◆ Direction
Count every line of the material that holds the string "this". Respond with the total only.

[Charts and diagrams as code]
<<<<

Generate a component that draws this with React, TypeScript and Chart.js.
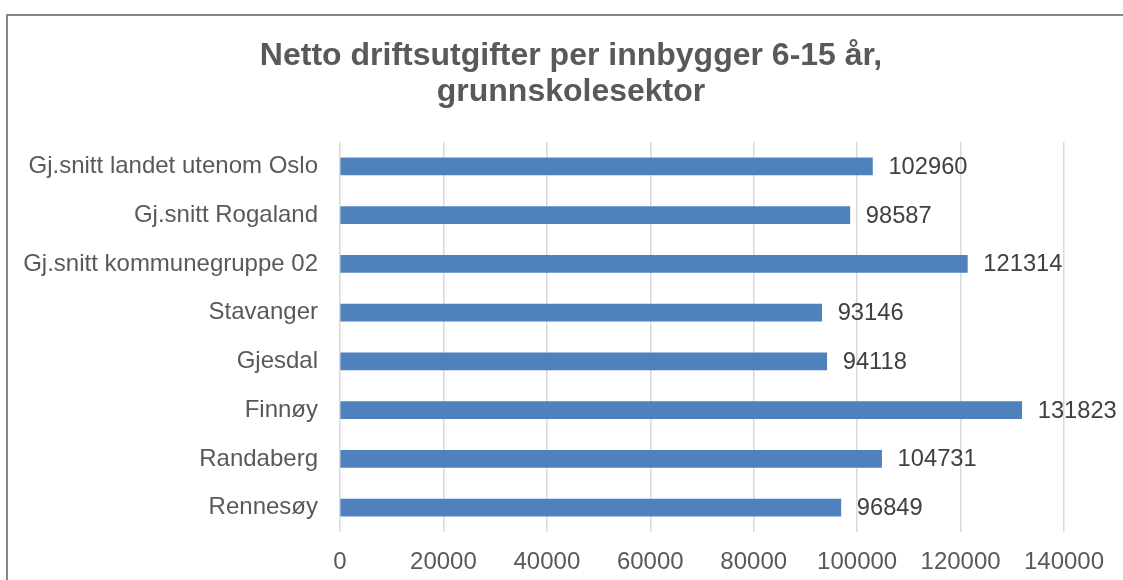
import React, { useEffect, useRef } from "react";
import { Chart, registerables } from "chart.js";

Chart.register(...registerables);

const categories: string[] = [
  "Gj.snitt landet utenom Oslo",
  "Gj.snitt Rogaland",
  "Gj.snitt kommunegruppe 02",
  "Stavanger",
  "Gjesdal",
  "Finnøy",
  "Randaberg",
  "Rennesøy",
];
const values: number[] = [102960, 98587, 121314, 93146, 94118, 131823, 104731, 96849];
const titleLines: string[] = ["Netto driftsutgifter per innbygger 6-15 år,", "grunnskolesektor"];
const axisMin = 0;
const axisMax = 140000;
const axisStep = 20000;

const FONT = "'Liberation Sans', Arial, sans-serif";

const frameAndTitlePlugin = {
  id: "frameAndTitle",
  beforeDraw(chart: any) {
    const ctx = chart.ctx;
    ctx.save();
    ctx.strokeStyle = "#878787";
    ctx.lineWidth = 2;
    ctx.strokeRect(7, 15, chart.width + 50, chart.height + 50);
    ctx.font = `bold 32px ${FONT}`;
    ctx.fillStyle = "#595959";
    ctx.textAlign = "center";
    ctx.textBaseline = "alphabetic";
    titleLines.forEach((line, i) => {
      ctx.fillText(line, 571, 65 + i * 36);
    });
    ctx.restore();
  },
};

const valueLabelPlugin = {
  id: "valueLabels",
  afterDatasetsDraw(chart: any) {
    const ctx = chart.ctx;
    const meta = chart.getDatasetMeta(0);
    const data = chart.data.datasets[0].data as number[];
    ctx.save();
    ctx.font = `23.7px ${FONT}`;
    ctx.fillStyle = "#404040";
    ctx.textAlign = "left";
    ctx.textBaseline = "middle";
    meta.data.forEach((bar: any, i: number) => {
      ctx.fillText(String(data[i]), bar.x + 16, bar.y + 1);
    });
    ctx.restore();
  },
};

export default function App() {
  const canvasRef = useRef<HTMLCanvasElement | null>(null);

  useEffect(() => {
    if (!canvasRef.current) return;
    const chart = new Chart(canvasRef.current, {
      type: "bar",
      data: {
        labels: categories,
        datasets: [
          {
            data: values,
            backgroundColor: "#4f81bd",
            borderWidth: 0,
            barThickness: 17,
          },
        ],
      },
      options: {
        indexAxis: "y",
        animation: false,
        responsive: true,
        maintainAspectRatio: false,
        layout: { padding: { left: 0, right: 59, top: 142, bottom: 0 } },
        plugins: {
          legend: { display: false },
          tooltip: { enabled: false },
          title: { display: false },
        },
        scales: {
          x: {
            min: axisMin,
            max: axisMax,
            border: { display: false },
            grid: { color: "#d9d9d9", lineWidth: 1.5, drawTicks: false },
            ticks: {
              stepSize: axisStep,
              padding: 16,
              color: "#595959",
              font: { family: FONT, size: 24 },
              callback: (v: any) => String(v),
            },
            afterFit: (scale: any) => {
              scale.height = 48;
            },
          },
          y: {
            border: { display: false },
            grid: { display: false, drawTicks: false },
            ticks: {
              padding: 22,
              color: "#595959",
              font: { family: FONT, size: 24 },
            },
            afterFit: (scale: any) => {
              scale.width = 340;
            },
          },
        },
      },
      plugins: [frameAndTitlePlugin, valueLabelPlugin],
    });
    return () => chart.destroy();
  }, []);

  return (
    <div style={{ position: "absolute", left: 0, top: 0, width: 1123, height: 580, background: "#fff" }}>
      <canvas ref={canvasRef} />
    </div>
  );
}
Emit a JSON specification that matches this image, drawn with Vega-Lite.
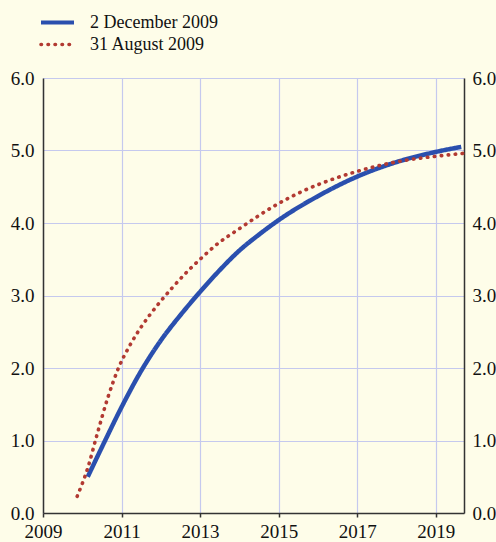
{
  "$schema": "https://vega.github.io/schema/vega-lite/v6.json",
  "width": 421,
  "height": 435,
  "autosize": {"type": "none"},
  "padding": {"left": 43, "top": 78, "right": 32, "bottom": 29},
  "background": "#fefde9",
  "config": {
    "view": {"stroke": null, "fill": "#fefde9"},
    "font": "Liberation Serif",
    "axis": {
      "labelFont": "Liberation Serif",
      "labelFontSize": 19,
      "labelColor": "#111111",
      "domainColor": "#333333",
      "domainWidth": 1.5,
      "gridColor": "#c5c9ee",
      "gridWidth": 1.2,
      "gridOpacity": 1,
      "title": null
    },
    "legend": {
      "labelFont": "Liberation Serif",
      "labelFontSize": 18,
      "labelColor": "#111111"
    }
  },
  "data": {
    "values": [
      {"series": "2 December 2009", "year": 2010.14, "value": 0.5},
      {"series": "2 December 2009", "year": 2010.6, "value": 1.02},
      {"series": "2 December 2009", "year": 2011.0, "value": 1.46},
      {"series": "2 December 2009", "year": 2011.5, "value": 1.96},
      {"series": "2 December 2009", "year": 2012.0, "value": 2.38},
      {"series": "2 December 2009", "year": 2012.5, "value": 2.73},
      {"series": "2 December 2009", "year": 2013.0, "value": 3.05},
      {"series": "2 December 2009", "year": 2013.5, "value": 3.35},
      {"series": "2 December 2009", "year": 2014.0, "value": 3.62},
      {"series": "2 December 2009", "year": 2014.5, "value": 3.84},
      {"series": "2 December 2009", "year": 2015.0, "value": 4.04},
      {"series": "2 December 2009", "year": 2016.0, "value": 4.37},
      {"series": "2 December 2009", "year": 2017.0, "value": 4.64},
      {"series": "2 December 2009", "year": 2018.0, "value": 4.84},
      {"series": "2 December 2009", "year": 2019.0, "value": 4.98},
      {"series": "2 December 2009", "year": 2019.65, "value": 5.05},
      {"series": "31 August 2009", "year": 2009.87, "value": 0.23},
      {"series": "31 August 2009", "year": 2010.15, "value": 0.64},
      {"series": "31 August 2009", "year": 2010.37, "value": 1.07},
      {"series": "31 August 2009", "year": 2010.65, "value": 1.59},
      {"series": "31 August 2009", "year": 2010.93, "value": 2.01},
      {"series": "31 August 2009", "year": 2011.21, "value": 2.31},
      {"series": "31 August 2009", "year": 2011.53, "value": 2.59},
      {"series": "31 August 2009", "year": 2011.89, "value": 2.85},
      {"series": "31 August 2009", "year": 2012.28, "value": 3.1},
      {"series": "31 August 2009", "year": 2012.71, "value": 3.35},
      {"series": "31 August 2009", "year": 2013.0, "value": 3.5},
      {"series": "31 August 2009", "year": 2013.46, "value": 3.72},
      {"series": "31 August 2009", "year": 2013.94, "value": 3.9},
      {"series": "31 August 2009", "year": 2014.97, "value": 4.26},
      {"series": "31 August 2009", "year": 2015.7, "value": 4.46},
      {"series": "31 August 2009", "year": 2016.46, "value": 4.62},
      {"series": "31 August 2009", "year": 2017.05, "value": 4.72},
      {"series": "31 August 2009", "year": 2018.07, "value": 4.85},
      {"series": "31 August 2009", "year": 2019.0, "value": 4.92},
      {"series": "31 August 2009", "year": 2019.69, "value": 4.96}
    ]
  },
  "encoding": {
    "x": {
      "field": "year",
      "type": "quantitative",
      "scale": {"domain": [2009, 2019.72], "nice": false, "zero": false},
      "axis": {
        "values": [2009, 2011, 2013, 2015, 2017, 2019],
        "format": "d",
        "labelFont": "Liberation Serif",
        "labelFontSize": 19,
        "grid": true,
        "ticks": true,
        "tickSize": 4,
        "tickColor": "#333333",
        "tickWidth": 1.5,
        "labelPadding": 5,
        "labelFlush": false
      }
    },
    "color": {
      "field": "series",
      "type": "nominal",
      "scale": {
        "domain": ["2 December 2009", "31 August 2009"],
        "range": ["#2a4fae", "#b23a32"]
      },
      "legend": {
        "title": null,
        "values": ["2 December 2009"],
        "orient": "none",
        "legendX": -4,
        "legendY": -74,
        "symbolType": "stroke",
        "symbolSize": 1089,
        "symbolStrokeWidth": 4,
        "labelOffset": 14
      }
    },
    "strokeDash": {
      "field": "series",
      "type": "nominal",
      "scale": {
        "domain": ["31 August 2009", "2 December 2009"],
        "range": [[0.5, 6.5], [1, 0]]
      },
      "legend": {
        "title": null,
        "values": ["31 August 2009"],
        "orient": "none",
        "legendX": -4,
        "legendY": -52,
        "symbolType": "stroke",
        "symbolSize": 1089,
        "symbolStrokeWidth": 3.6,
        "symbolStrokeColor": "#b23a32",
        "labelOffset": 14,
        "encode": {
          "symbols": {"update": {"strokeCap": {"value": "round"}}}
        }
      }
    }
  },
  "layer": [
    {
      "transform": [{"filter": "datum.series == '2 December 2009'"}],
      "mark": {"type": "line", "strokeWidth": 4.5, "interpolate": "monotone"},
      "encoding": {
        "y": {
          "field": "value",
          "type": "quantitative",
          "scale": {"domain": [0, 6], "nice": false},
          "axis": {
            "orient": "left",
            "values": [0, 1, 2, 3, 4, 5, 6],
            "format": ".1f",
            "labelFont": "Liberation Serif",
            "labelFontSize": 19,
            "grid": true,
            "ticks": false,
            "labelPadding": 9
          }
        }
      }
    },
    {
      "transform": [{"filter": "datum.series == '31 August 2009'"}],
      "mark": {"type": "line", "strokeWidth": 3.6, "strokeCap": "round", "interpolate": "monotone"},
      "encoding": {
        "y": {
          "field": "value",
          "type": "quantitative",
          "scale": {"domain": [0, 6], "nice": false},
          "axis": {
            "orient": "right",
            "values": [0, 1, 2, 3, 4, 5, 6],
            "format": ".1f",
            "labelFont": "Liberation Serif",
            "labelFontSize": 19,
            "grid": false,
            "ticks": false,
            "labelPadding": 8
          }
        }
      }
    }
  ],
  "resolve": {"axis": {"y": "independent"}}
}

>>>>

◆ Complete answer
2